If you go through the Kelley book, Wilmington’s record of births, marriages and deaths, you occasionally find some strange names. In the Eames family, you will find Eloives and Eluta, born in 1806 and 1808. In the Ford and Morrill families, there is Cadwallader, the captain of the Wilmington Minutemen on April 19, 1775.
There is one other name found in the Eames family that might cause you to take a second look. That would be General Anthony Wayne Eames, born on Feb. 22, 1796 to John and Azuba Eames, their ninth and youngest child.
There is a logical explanation for naming an infant “General.” He was named for Gen. “Mad Anthony Wayne, the leader of the U.S. Army in the 1790s. The nickname refers to Capt. Eames prowess as a general. He was still alive when the Eames baby was born, and probably John Eames admired Gen. Wayne.
In his book of Wilmington men in the Revolutionary War, Bill Meyer, late captain of the Wilmington Minutemen, speculated that John Eames might have fought under Gen. Wayne at Bemis Heights, Freeman’s Farm and Stony Point, all battles near New York.
Having the first name General did not lead young Mr. Eames into a military career. Other than the birth record, there is no record of him using the name General at all.
The Ames-Eames genealogy has a note about the John Eames family, “moved to Dracut.” The only mention in Dracut is in the assistance rolls from the 1860s, listing Anthony Ames as receiving rent and sickness aid from 1862 through 1869. Under remarks, it says, “thigh bone broken.”
In addition to money for rent & sickness, he also received $75 for an artificial leg. However, it is a stretch to assume this was the man named for the general. The names Ames and Eames are often interchanged, and the genealogy has them listed together.
The Eames family was one of the town’s oldest. The first Eames in the area were brothers Robert and Thomas Eames, who came from England in 1634. Robert was in Dedham in 1648, then in Charlestown. As early as 1651, he was in Woburn. He sold his homestead in Woburn center to his son John in 1697. He owned land at Boggy Meadow, on New Boston Street in 1694. The area became known as the Eames - Ames neighborhood and the members of the family remained there for 200 years.
Thomas Eames eventually settled in Sudbury, then Framingham.
It is possible that Robert’s son Samuel Eames lived near the Ipswich River crossing known as Jenks, now in Wilmington. Woburn historian William Richard Cutter wrote: Samuel Eames, son of Robert, born at Woburn, Sept. 2, 1664, died there March 5, 1747. Married Mary. In 1710, he owned land in Woburn situated in present Wilmington, and near a bridge near the Reading line known at that time as Matthew Edwards’ bridge.

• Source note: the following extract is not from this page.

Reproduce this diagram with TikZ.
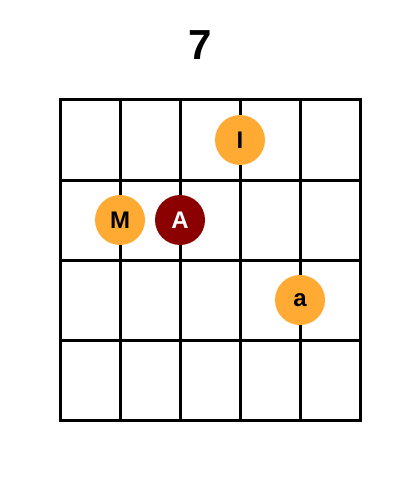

Daniel Eames, son of Samuel, bought a far in 1724 in what was then part of Woburn. The farmhouse had been built a year earlier by Ephraim Buck. It is today the of the Wolf family, on Woburn Street opposite Wildwood Street. The farmhouse remained in the family for some 150 years.
Daniel Eames married Abigail Harnden Nourse, the widow of Jacob Nourse, son of a woman who was hanged as a witch in the infamous Salem witch trials. Abigail was a survivor of the Harnden massacre in 1707, at a site near the present Woburn Street School. From that union sprang a family that long dominated Wilmington.
Daniel Eames turned the farm over to his son John in 1754. He and Cadwallader Ford engaged in some land deals in Maine, then part of Massachusetts. They bought soldiers’ script issued by the Massachusetts Bay Colony in the French & Indian Wars. This was then redeemed with large tracts of land in what is now Maine. This led to someone writing a letter, now in the state archives, calling them “a royal pair of rascals.”
About 100 years ago, two of the three selectmen were Eameses, as was the town moderator and the treasurer. The Kelley book has four pages of Eames births and an equal number of pages for Eames marriages. The list of deaths only takes two pages. In 1921, the town listed 26 adults named Eames. The Eames name disappeared from town 23 years ago. Today, there is nobody by that name living in Wilmington, though there are probably descendants by other names. One of the few reminders of the family is Eames Street in South Wilmington.